Surely Deutch might have some important expertise to lend to a board reviewing top-secret, troubled spy satellite programs. But the reasoning for hiring Deutch was never offered by the “we report, you decide” network. Instead, Hannity opined, “Rather than recklessly endanger our national security, I kind of wish that Obama would just go back to the good old days. You know, when he appointed people who just didn’t pay their taxes.”
It was enough to make you think that Hannity didn’t care a fig about our spy satellite programs (almost certainly an integral component of the war on terror) and only wanted to focus on maligning Obama via Deutch. This from the guy willing to torture so long as it will keep us him safer.
Later in the show, Hannity framed his interview with Gen. Myers, author of a new book about national security, to further smear Obama. Other than a pro-forma question at the end of the interview, Hannity was stubbornly disinterested in Myers’ views on the war on terror (though Myers must be far more knowledgeable than Hannity on the subject) and instead spent almost the entire interview trying to push Myers into saying Obama has made the country or will make the country more vulnerable to attack.
Hannity started the interview with a clip of Dick Cheney telling CNN that Obama’s policies “raise the risk to the American people of another attack.”
Myers said that Cheney is correct to think it’s important not to get too complacent about terrorism, then added that he has a chapter in his book that talks about “the way forward.”
Hannity interrupted Myers as he started to explain what he thought that way might be. Why? Because Hannity wanted to dwell on what some might think of as “undermining” Obama. Referring to our Commander-in-Chief, Hannity said, “But if we can’t use the term ‘war on terror.’ If we can’t use the term ‘enemy combatants.’ It sounds to me like, in many ways, even linguisitically, we have literally, you know, surrendered.”
Myers obviously didn’t want to go there. He said, “I do think we need good public debate about all these issues.” He pointed out that, like Obama, the Bush administration wanted to close Guantanamo. “We just couldn’t find a way to do that.”
So Hannity pushed further. “But when you specifically close Guantanamo, you get rid of enhanced interrogations… terror surveillance program… that was keeping America safe. By pulling back on these and going in the opposite direction, can the American people conclude that we will be less safe?”
Myers hedged again. “I think we have to be very careful what we pull back,” he said, and added that there were other things that have “kept us safe.” He continued, “A new president will approach things differently.”
So Hannity tried again. “Is (sic) any of their decisions concern you? Maybe that’s another way to put it.”
Myers replied that it’s hard for him to “delve in the political arena” and “the last thing I’m gonna do as a former Chairman, is get in the way of a new president, new Chairman of the Joint Chiefs of Staff.”

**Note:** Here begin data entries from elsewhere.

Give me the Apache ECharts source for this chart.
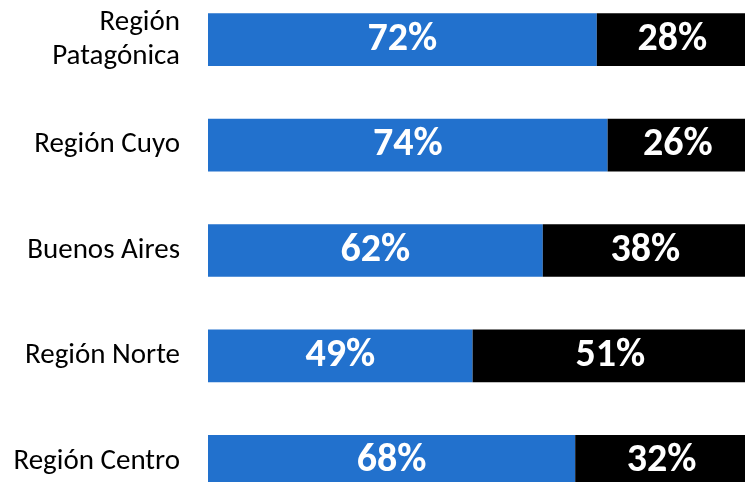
<!DOCTYPE html>
<html><head><meta charset="utf-8">
<script src="https://cdn.jsdelivr.net/npm/echarts@6/dist/echarts.min.js"></script>
<style>html,body{margin:0;padding:0;background:#fff}#c{width:745px;height:482px}</style>
</head><body><div id="c"></div>
<script>
const categories = ['Región\nPatagónica', 'Región Cuyo', 'Buenos Aires', 'Región Norte', 'Región Centro'];
const blueValues = [72, 74, 62, 49, 68];
const blackValues = [28, 26, 38, 51, 32];

const FONT = 'Carlito, Lato, sans-serif';
const chart = echarts.init(document.getElementById('c'), null, {renderer: 'canvas'});
const labelStyle = {
  show: true, position: 'inside', color: '#fff', fontFamily: FONT,
  fontWeight: 'bold', fontSize: 40, padding: [4, 0, 0, 0], formatter: p => p.value + '%'
};
chart.setOption({
  animation: false,
  grid: {left: 208, width: 540, top: -13, height: 527, containLabel: false, outerBoundsMode: 'none'},
  xAxis: {type: 'value', min: 0, max: 100, show: false},
  yAxis: {
    type: 'category', data: categories, inverse: true,
    axisLine: {show: false}, axisTick: {show: false},
    axisLabel: {color: '#000', fontFamily: FONT, fontSize: 29, margin: 28, lineHeight: 34,
                align: 'right', padding: [5, 0, 0, 0]}
  },
  series: [
    {type: 'bar', stack: 't', data: blueValues, barCategoryGap: '50%',
     itemStyle: {color: '#2271CD'}, label: labelStyle},
    {type: 'bar', stack: 't', data: blackValues,
     itemStyle: {color: '#000'}, label: labelStyle}
  ]
});
</script></body></html>
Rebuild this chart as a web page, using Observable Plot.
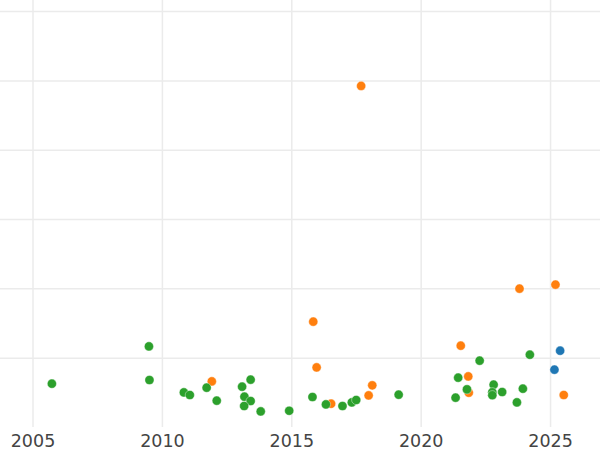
<!DOCTYPE html>
<html>
<head>
<meta charset="utf-8">
<script src="https://cdn.jsdelivr.net/npm/d3@7"></script>
<script src="https://cdn.jsdelivr.net/npm/@observablehq/plot@0.6"></script>
<style>
  html, body { margin: 0; padding: 0; background: #fff; }
  #chart svg { display: block; }
</style>
</head>
<body>
<div id="chart"></div>
<script>
// Series: year (x) and value (y)
const seriesAYears  = [2011.91, 2017.68, 2015.83, 2015.96, 2016.52, 2017.97, 2018.11, 2021.53, 2021.82, 2021.84, 2023.80, 2025.19, 2025.51];
const seriesAValues = [6.65, 49.28, 15.27, 8.67, 3.43, 4.63, 6.08, 11.80, 7.37, 5.02, 20.03, 20.61, 4.69];

const seriesBYears  = [2025.37, 2025.15];
const seriesBValues = [11.08, 8.34];

const seriesCYears  = [2005.73, 2009.48, 2009.50, 2010.83, 2011.06, 2011.71, 2012.10, 2013.08, 2013.41, 2013.17, 2013.41, 2013.16, 2013.80, 2014.90,
                       2015.80, 2016.32, 2016.96, 2017.32, 2017.49, 2019.13, 2021.33, 2021.43, 2021.77, 2022.26, 2022.80, 2022.75, 2022.75,
                       2023.13, 2023.70, 2023.93, 2024.20];
const seriesCValues = [6.32, 11.70, 6.85, 5.06, 4.69, 5.74, 3.87, 5.89, 6.90, 4.44, 3.82, 3.10, 2.32, 2.42,
                       4.40, 3.33, 3.10, 3.62, 3.97, 4.73, 4.30, 7.19, 5.50, 9.64, 6.18, 5.09, 4.66,
                       5.12, 3.62, 5.60, 10.50];

const xTicks = [2005, 2010, 2015, 2020, 2025];
const yTicks = [10, 20, 30, 40, 50, 60];
const seriesNames = ["Series A", "Series B", "Series C"];
const seriesColors = ["#ff7f0e", "#1f77b4", "#2ca02c"];

const rows = [];
[[seriesAYears, seriesAValues, seriesNames[0]], [seriesBYears, seriesBValues, seriesNames[1]], [seriesCYears, seriesCValues, seriesNames[2]]]
  .forEach(([xs, ys, s]) => xs.forEach((x, i) => rows.push({year: x, value: ys[i], series: s})));

const chart = Plot.plot({
  width: 600,
  height: 450,
  marginTop: 0,
  marginLeft: 0,
  marginRight: 0,
  marginBottom: 23,
  style: { fontFamily: "DejaVu Sans", fontSize: "17.5px", color: "#444", background: "#fff" },
  x: { domain: [2003.744, 2026.93], ticks: xTicks, tickFormat: d => String(d), tickSize: 0, tickPadding: 7, label: null },
  y: { domain: [0, 61.6], axis: null },
  color: { type: "ordinal", domain: seriesNames, range: seriesColors },
  marks: [
    Plot.gridX(xTicks, { stroke: "#ebebeb", strokeOpacity: 1, strokeWidth: 1.5 }),
    Plot.gridY(yTicks, { stroke: "#ebebeb", strokeOpacity: 1, strokeWidth: 1.5 }),
    Plot.axisX({ ticks: xTicks, tickFormat: d => String(d), tickSize: 0, tickPadding: 7, label: null, fill: "#444" }),
    Plot.dot(rows, { x: "year", y: "value", fill: "series", r: 4.6, stroke: "#fff", strokeWidth: 0.4 })
  ]
});
document.getElementById("chart").appendChild(chart);
</script>
</body>
</html>
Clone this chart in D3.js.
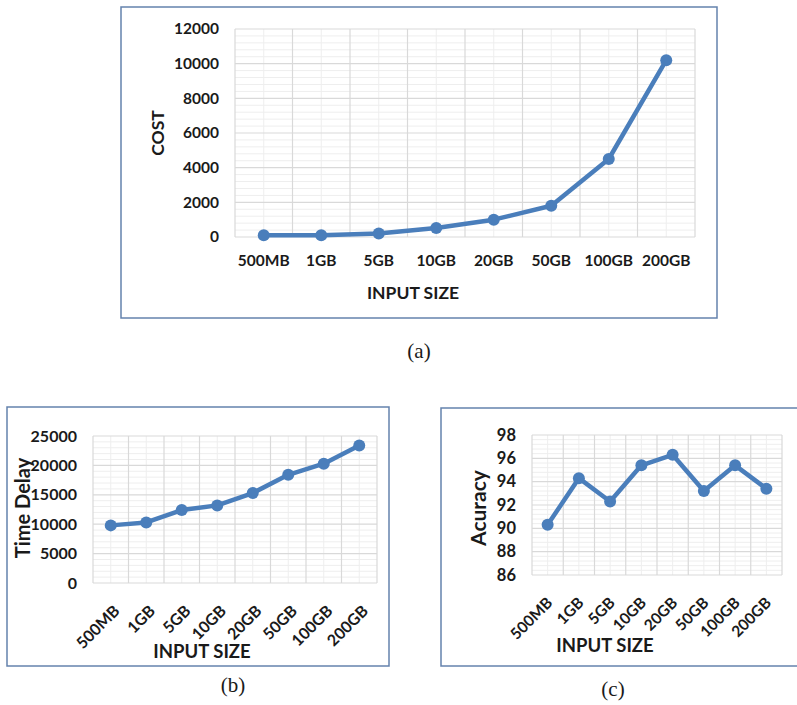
<!DOCTYPE html>
<html>
<head>
<meta charset="utf-8">
<script src="https://cdn.jsdelivr.net/npm/d3@7"></script>
<style>
  body { margin: 0; background: #ffffff; }
  svg { display: block; }
</style>
</head>
<body>
<svg id="fig" width="797" height="705"></svg>
<script>
// Input sizes shared by all three panels
const inputSizes = ["500MB", "1GB", "5GB", "10GB", "20GB", "50GB", "100GB", "200GB"];

// (a) cost per input size
const costValues = [100, 100, 200, 520, 1000, 1800, 4500, 10200];
const costTicks = [0, 2000, 4000, 6000, 8000, 10000, 12000];

// (b) time delay per input size
const timeDelayValues = [9800, 10300, 12400, 13200, 15300, 18400, 20300, 23400];
const delayTicks = [0, 5000, 10000, 15000, 20000, 25000];

// (c) accuracy per input size
const accuracyValues = [90.3, 94.3, 92.3, 95.4, 96.3, 93.2, 95.4, 93.4];
const accuracyTicks = [86, 88, 90, 92, 94, 96, 98];

const LINE_BLUE = "#4a7ebb";
const FRAME = "#6482ad";
const MAJOR_GRID = "#d9d9d9";
const MINOR_GRID = "#eeeeee";
const INK = "#1a1a1a";
const SANS = "Lato, 'Open Sans', 'DejaVu Sans', sans-serif";
const SERIF = "'Liberation Serif', 'DejaVu Serif', serif";

const svg = d3.select("#fig");

function drawPanel(cfg) {
  const g = svg.append("g");

  // outer frame of the panel
  g.append("rect")
    .attr("x", cfg.box[0]).attr("y", cfg.box[1])
    .attr("width", cfg.box[2] - cfg.box[0]).attr("height", cfg.box[3] - cfg.box[1])
    .attr("fill", "#ffffff").attr("stroke", FRAME).attr("stroke-width", 1.5);

  const ticks = cfg.ticks;
  const x = d3.scaleBand().domain(inputSizes).range([cfg.left, cfg.right]);
  const y = d3.scaleLinear().domain([ticks[0], ticks[ticks.length - 1]]).range([cfg.bottom, cfg.top]);
  const bw = x.bandwidth();

  // minor horizontal gridlines (five per major step)
  const step = ticks[1] - ticks[0];
  const minor = d3.range(ticks[0], ticks[ticks.length - 1], step / 5)
    .filter((v, i) => i % 5 !== 0);
  g.append("g").selectAll("line").data(minor).join("line")
    .attr("x1", cfg.left).attr("x2", cfg.right)
    .attr("y1", d => y(d)).attr("y2", d => y(d))
    .attr("stroke", MINOR_GRID).attr("stroke-width", 1);

  // minor vertical gridlines through category centres
  g.append("g").selectAll("line").data(inputSizes).join("line")
    .attr("x1", d => x(d) + bw / 2).attr("x2", d => x(d) + bw / 2)
    .attr("y1", cfg.top).attr("y2", cfg.bottom)
    .attr("stroke", MINOR_GRID).attr("stroke-width", 1);

  // major horizontal gridlines
  g.append("g").selectAll("line").data(ticks).join("line")
    .attr("x1", cfg.left).attr("x2", cfg.right)
    .attr("y1", d => y(d)).attr("y2", d => y(d))
    .attr("stroke", MAJOR_GRID).attr("stroke-width", 1.2);

  // major vertical gridlines at category boundaries
  const bounds = inputSizes.map(d => x(d)).concat([cfg.right]);
  g.append("g").selectAll("line").data(bounds).join("line")
    .attr("x1", d => d).attr("x2", d => d)
    .attr("y1", cfg.top).attr("y2", cfg.bottom)
    .attr("stroke", MAJOR_GRID).attr("stroke-width", 1.2);

  // value axis labels
  const yAxis = g.append("g")
    .attr("transform", `translate(${cfg.left},0)`)
    .call(d3.axisLeft(y).tickValues(ticks).tickFormat(d3.format("d")).tickSize(0).tickPadding(16));
  yAxis.select(".domain").remove();
  yAxis.attr("font-family", null).attr("font-size", null);
  yAxis.selectAll("text")
    .style("font-family", SANS)
    .attr("fill", INK).attr("font-size", cfg.tickFont).attr("font-weight", 700);

  // category axis labels
  const xAxis = g.append("g")
    .attr("transform", `translate(0,${cfg.bottom})`)
    .call(d3.axisBottom(x).tickSize(0).tickPadding(cfg.xPad));
  xAxis.select(".domain").remove();
  xAxis.attr("font-family", null).attr("font-size", null);
  const xt = xAxis.selectAll("text")
    .style("font-family", SANS)
    .attr("fill", INK).attr("font-size", cfg.xFont).attr("font-weight", 700);
  if (cfg.rotate) {
    xt.attr("text-anchor", "end").attr("y", 0).attr("dy", "0.35em")
      .attr("transform", `translate(${cfg.rotDx},${cfg.rotDy}) rotate(-45)`);
  }

  // axis titles
  g.append("text")
    .attr("x", cfg.xTitle[0]).attr("y", cfg.xTitle[1])
    .attr("text-anchor", "middle").attr("dominant-baseline", "central")
    .style("font-family", SANS)
    .attr("font-size", cfg.titleFont).attr("font-weight", 700).attr("fill", INK)
    .text("INPUT SIZE");
  g.append("text")
    .attr("transform", `translate(${cfg.yTitle[0]},${cfg.yTitle[1]}) rotate(-90)`)
    .attr("text-anchor", "middle").attr("dominant-baseline", "central")
    .style("font-family", SANS)
    .attr("font-size", cfg.yTitleFont).attr("font-weight", 700).attr("fill", INK)
    .text(cfg.yLabel);

  // series line and markers
  const pts = inputSizes.map((k, i) => ({ k, v: cfg.values[i] }));
  g.append("path")
    .datum(pts)
    .attr("d", d3.line().x(d => x(d.k) + bw / 2).y(d => y(d.v)))
    .attr("fill", "none").attr("stroke", LINE_BLUE)
    .attr("stroke-width", cfg.lineW).attr("stroke-linejoin", "round").attr("stroke-linecap", "round");
  g.append("g").selectAll("circle").data(pts).join("circle")
    .attr("cx", d => x(d.k) + bw / 2).attr("cy", d => y(d.v))
    .attr("r", cfg.r).attr("fill", LINE_BLUE);

  // panel caption
  g.append("text")
    .attr("x", cfg.caption[0]).attr("y", cfg.caption[1])
    .attr("text-anchor", "middle").attr("dominant-baseline", "central")
    .style("font-family", SERIF)
    .attr("font-size", 21).attr("fill", INK)
    .text(cfg.captionText);
}

drawPanel({
  box: [121, 7, 717, 318],
  left: 235, right: 695, top: 29, bottom: 237,
  ticks: costTicks, values: costValues, yLabel: "COST",
  tickFont: 15.5, xFont: 15.5, titleFont: 17.5, yTitleFont: 17.5, xPad: 18, rotate: false,
  xTitle: [413, 292], yTitle: [157, 133],
  lineW: 4.5, r: 6,
  caption: [419, 351], captionText: "(a)"
});

drawPanel({
  box: [7, 407, 389, 666],
  left: 93, right: 377, top: 436, bottom: 583,
  ticks: delayTicks, values: timeDelayValues, yLabel: "Time Delay",
  tickFont: 16, xFont: 16, titleFont: 18.5, yTitleFont: 20, xPad: 0, rotate: true, rotDx: 6, rotDy: 25,
  xTitle: [202, 651], yTitle: [22, 508],
  lineW: 4.5, r: 6,
  caption: [233, 685], captionText: "(b)"
});

drawPanel({
  box: [441, 408, 800, 666],
  left: 532, right: 782, top: 435, bottom: 575,
  ticks: accuracyTicks, values: accuracyValues, yLabel: "Acuracy",
  tickFont: 16.5, xFont: 15.5, titleFont: 18.5, yTitleFont: 21, xPad: 0, rotate: true, rotDx: 2, rotDy: 25,
  xTitle: [605, 645], yTitle: [477, 508],
  lineW: 4.5, r: 6,
  caption: [613, 689], captionText: "(c)"
});
</script>
</body>
</html>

So Hannity temporarily backed off and asked what the biggest national security challenge is facing the country. When Myers said, “violent extremism,” Hannity pounced again. “Do you think America is vulnerable?” he asked. “I’m thinking (the terrorists) are still at war with us.” Suggesting, of course, that Obama doesn’t understand that.
Finally, Hannity got to some of the substance of Myers’ beliefs, that the country has focused too much on tactical battles, “instead of long-range strategies.” Myers spoke of a threat from “a global insurgency, a loose grouping of violent extremists that have a common aim, and that is to delegitimize existing governments and put themselves in power and they’re extreme in their views.”
But that was all the information Hannity wanted to hear about from this national security expert. Hannity told Myers he was a “Great American” and ended the interview.